We can take back the streets. We can take back our lives. It can happen, though it will not be easy. We must begin thinking differently about guns: Instead of assuming, as we have for too long, that all but a few demonstrably dangerous citizens are presumptively entitled to own a gun, we must, as a nation, move toward a very different model, one that presumptively bars private citizens from owning a firearm unless they can demonstrate a special need and ability to do so.

MANY THINGS ARE CURBED--WHY NOT FIREARMS?

Thus we must act. As a society, we have already agreed that many things are simply too dangerous to be left in unrestricted private possession. We tightly control the use of motor vehicles, for example. We require every driver to be licensed and every car and truck to be registered and inspected.
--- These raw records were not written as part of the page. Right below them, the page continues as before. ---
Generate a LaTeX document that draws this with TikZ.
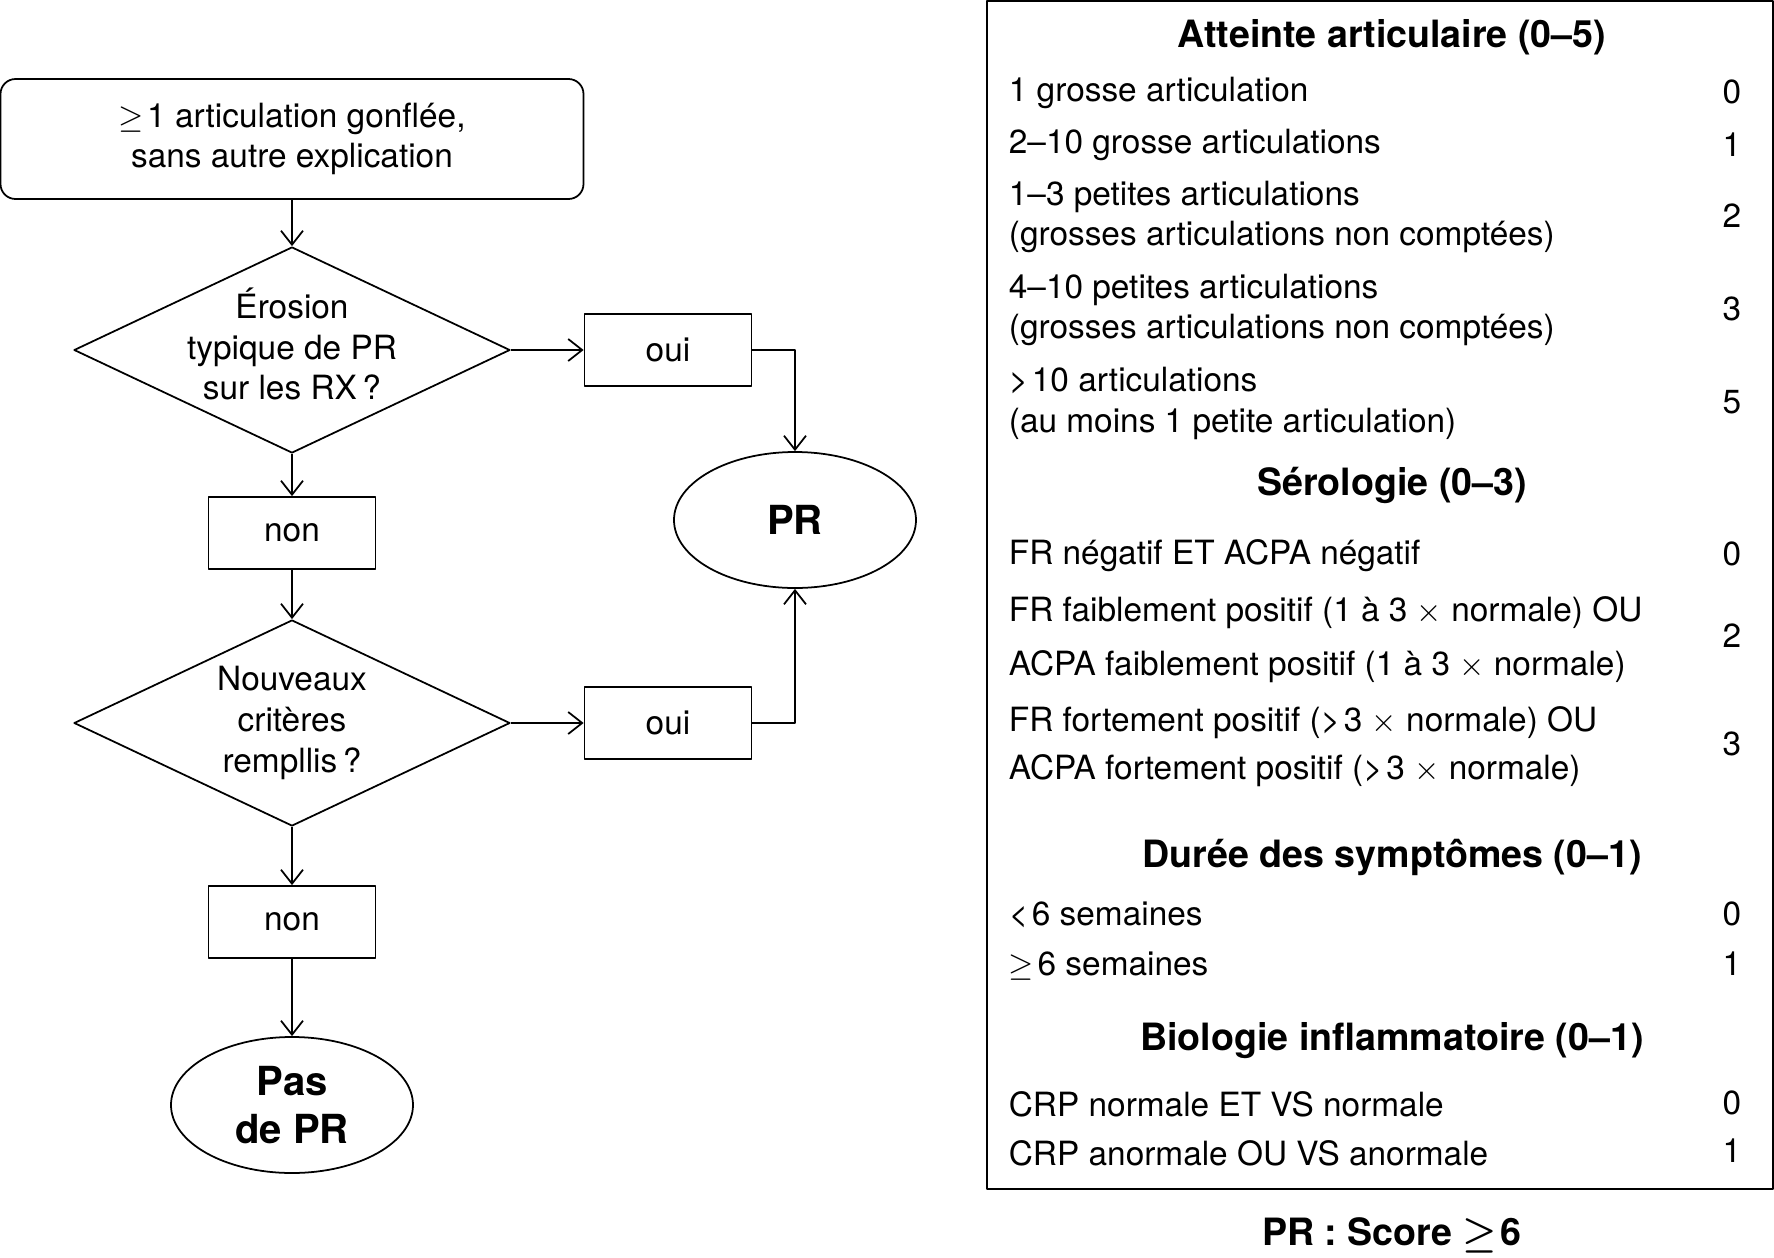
\documentclass[tikz,border=0pt]{standalone}
\usepackage{fontspec}
\setmainfont{TeX Gyre Heros}
\usetikzlibrary{shapes.geometric,arrows.meta}

\begin{document}
\begin{tikzpicture}[font=\fontsize{9.5}{11.6}\selectfont, line join=round, line width=0.5pt,
  >={Straight Barb[length=1.4mm,width=2.2mm]},
  box/.style={draw, rectangle, minimum width=1.67cm, minimum height=0.72cm, inner sep=0pt},
  decision/.style={draw, diamond, align=center, inner sep=-2pt, shape aspect=2.1, minimum width=4.36cm, minimum height=2.06cm},
  term/.style={draw, ellipse, align=center, inner sep=0pt, minimum width=2.42cm, minimum height=1.36cm, font=\fontsize{11.4}{13.8}\selectfont\bfseries},
  head/.style={inner sep=0pt, font=\fontsize{10.7}{12.8}\selectfont\bfseries},
  row/.style={anchor=west, align=left, inner sep=0pt},
  pts/.style={inner sep=0pt}]
\useasboundingbox (0,0) rectangle (17.74,-12.58);

% flowchart
\node[draw, rounded corners=0.15cm, minimum width=5.83cm, minimum height=1.20cm, align=center] (start) at (2.92,-1.39) {$\geq$\kern1pt 1 articulation gonflée,\\sans autre explication};
\node[decision] (ero) at (2.92,-3.50) {\raisebox{2pt}{\begin{tabular}{@{}c@{}}Érosion\\typique de PR\\sur les RX\,?\end{tabular}}};
\node[box] (non1) at (2.92,-5.33) {non};
\node[decision] (crit) at (2.92,-7.23) {Nouveaux\\critères\\rempllis\,?};
\node[box] (non2) at (2.92,-9.22) {non};
\node[term] (paspr) at (2.92,-11.05) {Pas\\de PR};
\node[box] (oui1) at (6.68,-3.50) {oui};
\node[box] (oui2) at (6.68,-7.23) {oui};
\node[term] (pr) at (7.95,-5.20) {PR};

\draw[->] (start) -- (ero);
\draw[->] (ero) -- (oui1);
\draw[->] (ero) -- (non1);
\draw[->] (non1) -- (crit);
\draw[->] (crit) -- (oui2);
\draw[->] (crit) -- (non2);
\draw[->] (non2) -- (paspr);
\draw[->] (oui1) -| (pr);
\draw[->] (oui2) -| (pr);

% score table
\node[draw, minimum width=7.86cm, minimum height=11.88cm, inner sep=0pt] (tab) at (13.80,-5.95) {};

\node[head] (h1) at (13.92,-0.37) {Atteinte articulaire (0–5)};
\node[row] (a1) at (10.08,-0.93) {1 grosse articulation};
\node[pts] (pa1) at (17.32,-0.92) {0};
\node[row] (a2) at (10.08,-1.45) {2–10 grosse articulations};
\node[pts] (pa2) at (17.32,-1.45) {1};
\node[row] (a3) at (10.08,-2.17) {1–3 petites articulations\\(grosses articulations non comptées)};
\node[pts] (pa3) at (17.32,-2.16) {2};
\node[row] (a4) at (10.08,-3.10) {4–10 petites articulations\\(grosses articulations non comptées)};
\node[pts] (pa4) at (17.32,-3.09) {3};
\node[row] (a5) at (10.08,-4.035) {>\kern1pt 10 articulations\\(au moins 1 petite articulation)};
\node[pts] (pa5) at (17.32,-4.02) {5};

\node[head] (h2) at (13.92,-4.85) {Sérologie (0–3)};
\node[row] (s1) at (10.08,-5.56) {FR négatif ET ACPA négatif};
\node[pts] (ps1) at (17.32,-5.54) {0};
\node[row] (s2) at (10.08,-6.13) {FR faiblement positif (1 à 3 $\times$ normale) OU};
\node[row] (s3) at (10.08,-6.67) {ACPA faiblement positif (1 à 3 $\times$ normale)};
\node[pts] (ps2) at (17.32,-6.36) {2};
\node[row] (s4) at (10.08,-7.23) {FR fortement positif (>\kern1pt 3 $\times$ normale) OU};
\node[row] (s5) at (10.08,-7.71) {ACPA fortement positif (>\kern1pt 3 $\times$ normale)};
\node[pts] (ps3) at (17.32,-7.44) {3};

\node[head] (h3) at (13.92,-8.57) {Durée des symptômes (0–1)};
\node[row] (d1) at (10.08,-9.15) {<\kern1pt 6 semaines};
\node[pts] (pd1) at (17.32,-9.14) {0};
\node[row] (d2) at (10.08,-9.66) {$\geq$\kern1pt 6 semaines};
\node[pts] (pd2) at (17.32,-9.64) {1};

\node[head] (h4) at (13.92,-10.41) {Biologie inflammatoire (0–1)};
\node[row] (b1) at (10.08,-11.04) {CRP normale ET VS normale};
\node[pts] (pb1) at (17.32,-11.03) {0};
\node[row] (b2) at (10.08,-11.53) {CRP anormale OU VS anormale};
\node[pts] (pb2) at (17.32,-11.51) {1};

\node[head] (score) at (13.92,-12.35) {PR : Score {\boldmath$\geq$}\kern1pt 6};
\end{tikzpicture}
\end{document}
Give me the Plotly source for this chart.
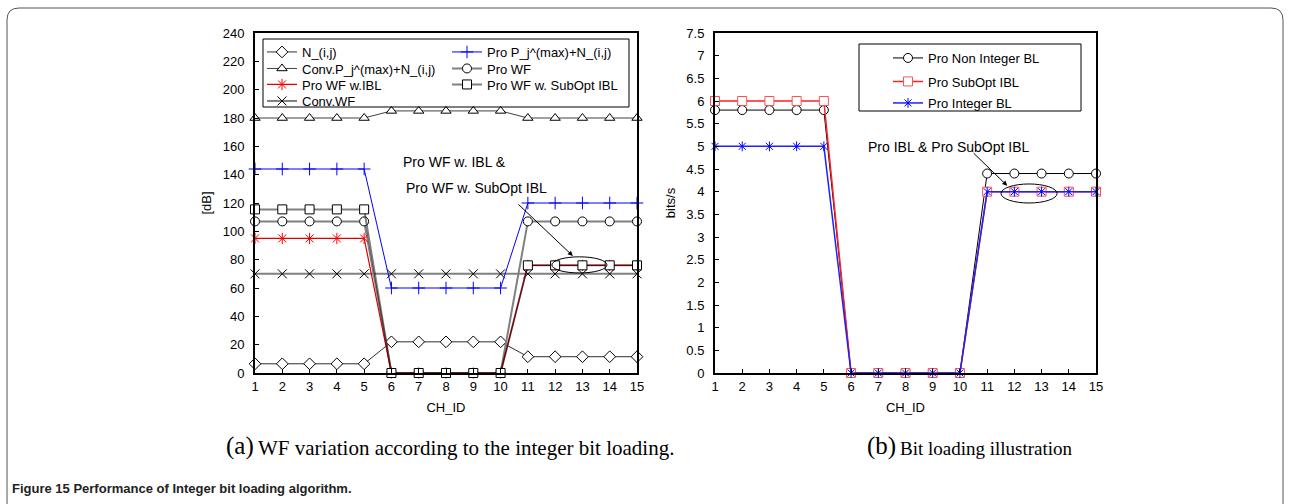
import plotly.graph_objects as go

# ---------------- data ----------------
CH = [1, 2, 3, 4, 5, 6, 7, 8, 9, 10, 11, 12, 13, 14, 15]

N_IJ = [6.5, 6.5, 6.5, 6.5, 6.5, 22, 22, 22, 22, 22, 11.5, 11.5, 11.5, 11.5, 11.5]
CONV_PMAX = [180, 180, 180, 180, 180, 185, 185, 185, 185, 185, 180, 180, 180, 180, 180]
PRO_WF_IBL = [95, 95, 95, 95, 95, 0, 0, 0, 0, 0, 76, 76, 76, 76, 76]
CONV_WF = [70, 70, 70, 70, 70, 70, 70, 70, 70, 70, 70, 70, 70, 70, 70]
PRO_PMAX = [144, 144, 144, 144, 144, 60, 60, 60, 60, 60, 120, 120, 120, 120, 120]
PRO_WF = [107, 107, 107, 107, 107, 0, 0, 0, 0, 0, 107, 107, 107, 107, 107]
PRO_WF_SUBOPT = [115.5, 115.5, 115.5, 115.5, 115.5, 0, 0, 0, 0, 0, 76, 76, 76, 76, 76]

BL_NONINT = [5.8, 5.8, 5.8, 5.8, 5.8, 0, 0, 0, 0, 0, 4.4, 4.4, 4.4, 4.4, 4.4]
BL_SUBOPT = [6, 6, 6, 6, 6, 0, 0, 0, 0, 0, 4, 4, 4, 4, 4]
BL_INT = [5, 5, 5, 5, 5, 0, 0, 0, 0, 0, 4, 4, 4, 4, 4]

Y_LEFT_TICKS = [0, 20, 40, 60, 80, 100, 120, 140, 160, 180, 200, 220, 240]
Y_RIGHT_TICKS = [0, 0.5, 1, 1.5, 2, 2.5, 3, 3.5, 4, 4.5, 5, 5.5, 6, 6.5, 7, 7.5]

W, H = 1290, 504
FONT = "Liberation Sans, Arial, sans-serif"
SERIF = "Liberation Serif, Times New Roman, serif"


def px(x):
    return x / W


def py(y):
    return 1 - y / H


fig = go.Figure()


def add(x, y, name, legend, axes, line_color, line_width, symbol, mcolor, mfill,
        msize=9, mlw=1, show=True):
    fig.add_trace(go.Scatter(
        x=x, y=y, name=name, mode="lines+markers",
        xaxis=axes[0], yaxis=axes[1], legend=legend, showlegend=show,
        line=dict(color=line_color, width=line_width),
        marker=dict(symbol=symbol, size=msize, color=mfill,
                    line=dict(color=mcolor, width=mlw)),
        cliponaxis=False,
    ))


def add_overlay(x, y, legend, axes, color, msize=8):
    fig.add_trace(go.Scatter(
        x=x, y=y, name=" ", mode="markers", xaxis=axes[0], yaxis=axes[1],
        legend=legend, showlegend=True,
        marker=dict(symbol="line-ns-open", size=msize, color=color,
                    line=dict(color=color, width=1)),
        cliponaxis=False,
    ))


L = ("x", "y")
R = ("x2", "y2")

# left chart
add(CH, CONV_WF, "Conv.WF", "legend4", L, "#808080", 2, "x-thin-open", "black", "black", 9)
add(CH, CONV_PMAX, "Conv.P_j^(max)+N_(i,j)", "legend2", L, "#404040", 1, "triangle-up", "black", "white", 9)
add(CH, N_IJ, "N_(i,j)", "legend1", L, "#303030", 1, "diamond", "black", "white", 9)
add(CH, PRO_PMAX, "Pro P_j^(max)+N_(i,j)", "legend5", L, "blue", 1, "cross-thin-open", "blue", "blue", 9)
add(CH, PRO_WF, "Pro WF", "legend6", L, "#808080", 2, "circle", "black", "white", 9)
add(CH, PRO_WF_IBL, "Pro WF w.IBL", "legend3", L, "#e00000", 1.2, "x-thin-open", "red", "red", 8)
add_overlay(CH, PRO_WF_IBL, "legend8", L, "red")
add(CH, PRO_WF_SUBOPT, "Pro WF w. SubOpt IBL", "legend7", L, "rgba(0,0,0,0.5)", 2, "square", "black", "white", 9)

# right chart
add(CH, BL_NONINT, "Pro Non Integer BL", "legend9", R, "black", 1, "circle", "black", "white", 9)
add(CH, BL_SUBOPT, "Pro SubOpt IBL", "legend10", R, "#ff2020", 1.5, "square", "#ff5050", "white", 9)
add(CH, BL_INT, "Pro Integer BL", "legend11", R, "#2020ff", 1.5, "x-thin-open", "blue", "blue", 7)
add_overlay(CH, BL_INT, "legend12", R, "blue", 7)

legend_font = dict(family=FONT, size=13, color="black")


def leg(xpix, ypix):
    return dict(x=px(xpix), y=py(ypix), xanchor="left", yanchor="middle",
                bgcolor="rgba(0,0,0,0)", borderwidth=0, font=legend_font,
                itemwidth=30)


axis_common = dict(showline=True, mirror=True, linewidth=2, linecolor="black",
                   ticks="inside", ticklen=4, tickwidth=1, tickcolor="black",
                   showgrid=False, zeroline=False, automargin=False,
                   tickfont=dict(family=FONT, size=13, color="black"))

fig.update_layout(
    width=W, height=H,
    margin=dict(l=0, r=0, t=0, b=0, autoexpand=False),
    paper_bgcolor="white", plot_bgcolor="white",
    font=dict(family=FONT, size=13, color="black"),
    xaxis=dict(domain=[px(255), px(637)], range=[1, 15], tickvals=CH, anchor="y",
               title=dict(text="CH_ID", standoff=10, font=dict(size=13)), **axis_common),
    yaxis=dict(domain=[py(373), py(33)], range=[0, 240], tickvals=Y_LEFT_TICKS, anchor="x",
               ticklabelstandoff=6,
               title=dict(text="[dB]", standoff=8, font=dict(size=13)), **axis_common),
    xaxis2=dict(domain=[px(715), px(1096)], range=[1, 15], tickvals=CH, anchor="y2",
                title=dict(text="CH_ID", standoff=10, font=dict(size=13)), **axis_common),
    yaxis2=dict(domain=[py(373), py(33)], range=[0, 7.5], tickvals=Y_RIGHT_TICKS, anchor="x2",
                ticklabelstandoff=6,
                title=dict(text="bits/s", standoff=8, font=dict(size=13)), **axis_common),
    legend1=leg(262, 52),
    legend2=leg(262, 68.5),
    legend3=leg(262, 84.5),
    legend4=leg(262, 101),
    legend5=leg(447, 52),
    legend6=leg(447, 68.5),
    legend7=leg(447, 84.5),
    legend8=leg(262, 84.5),
    legend9=leg(888, 58),
    legend10=leg(888, 81.5),
    legend11=leg(888, 103),
    legend12=leg(888, 103),
    showlegend=True,
)

shapes = [
    # legend boxes
    dict(type="rect", xref="paper", yref="paper", x0=px(263), x1=px(629), y0=py(107), y1=py(39),
         line=dict(color="black", width=1)),
    dict(type="rect", xref="paper", yref="paper", x0=px(859), x1=px(1081), y0=py(111), y1=py(44),
         line=dict(color="black", width=1)),
    # ellipses
    dict(type="circle", xref="x", yref="y", x0=11.88, x1=13.9, y0=70.6, y1=82,
         line=dict(color="black", width=1)),
    dict(type="circle", xref="x2", yref="y2", x0=11.51, x1=13.57, y0=3.75, y1=4.17,
         line=dict(color="black", width=1)),
    # outer page frame
    dict(type="path", xref="paper", yref="paper",
         path=(f"M {px(7)},{py(530)} L {px(7)},{py(20)} Q {px(7)},{py(8)} {px(19)},{py(8)} "
               f"L {px(1271)},{py(8)} Q {px(1283)},{py(8)} {px(1283)},{py(20)} L {px(1283)},{py(530)}"),
         line=dict(color="#555555", width=1)),
]

annotations = [
    dict(x=6.35, y=148.9, xref="x", yref="y", text="Pro WF w. IBL &", showarrow=False,
         xanchor="left", yanchor="middle", font=dict(family=FONT, size=14)),
    dict(x=6.46, y=130.6, xref="x", yref="y", text="Pro WF w. SubOpt IBL", showarrow=False,
         xanchor="left", yanchor="middle", font=dict(family=FONT, size=14)),
    dict(x=12.65, y=82.6, xref="x", yref="y", ax=10.6, ay=120, axref="x", ayref="y",
         text="", showarrow=True, arrowhead=2, arrowsize=1, arrowwidth=1, arrowcolor="black"),
    dict(x=6.55, y=4.99, xref="x2", yref="y2", text="Pro IBL & Pro SubOpt IBL", showarrow=False,
         xanchor="left", yanchor="middle", font=dict(family=FONT, size=14)),
    dict(x=11.74, y=4.13, xref="x2", yref="y2", ax=10.45, ay=4.88, axref="x2", ayref="y2",
         text="", showarrow=True, arrowhead=2, arrowsize=1, arrowwidth=1, arrowcolor="black"),
    # captions
    dict(x=px(256), y=py(446), xref="paper", yref="paper", text="(a)", showarrow=False,
         xanchor="right", yanchor="middle", font=dict(family=SERIF, size=25)),
    dict(x=px(256), y=py(448), xref="paper", yref="paper",
         text="WF variation according to the integer bit loading.", showarrow=False,
         xanchor="left", yanchor="middle", font=dict(family=SERIF, size=21)),
    dict(x=px(898), y=py(446), xref="paper", yref="paper", text="(b)", showarrow=False,
         xanchor="right", yanchor="middle", font=dict(family=SERIF, size=25)),
    dict(x=px(898), y=py(448), xref="paper", yref="paper",
         text="Bit loading illustration", showarrow=False,
         xanchor="left", yanchor="middle", font=dict(family=SERIF, size=19)),
    dict(x=px(10), y=py(488), xref="paper", yref="paper",
         text="<b>Figure 15 Performance of Integer bit loading algorithm.</b>", showarrow=False,
         xanchor="left", yanchor="middle",
         font=dict(family=FONT, size=13, color="#222222")),
]

fig.update_layout(shapes=shapes, annotations=annotations)

fig.write_html("out.html")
We require seat belts, forbid driving under the influence of alcohol and impose speed limits, even though most cars on the road today are technologically capable of far exceeding those limits. Indeed, partly because of these laws, the number of motor vehicle deaths in California last year was 23% lower than the number of firearm deaths.

Advertisement

We impose similarly tough restrictions on the use and sale of pharmaceutical products. Some jurisdictions now even limit the sale of spray paint, the medium of choice for many graffiti taggers. But, with few exceptions, guns and ammunition are easily available to almost anyone who wants them. This is crazy.

After the bloodshed in this region and this nation in the last two months alone, who can still argue compellingly that Americans can be trusted to handle guns safely?

We think the time has come for Americans to tell the truth about guns. They are not for us; we cannot handle them. They kill people, our children included. It’s time to get rid of them. Period.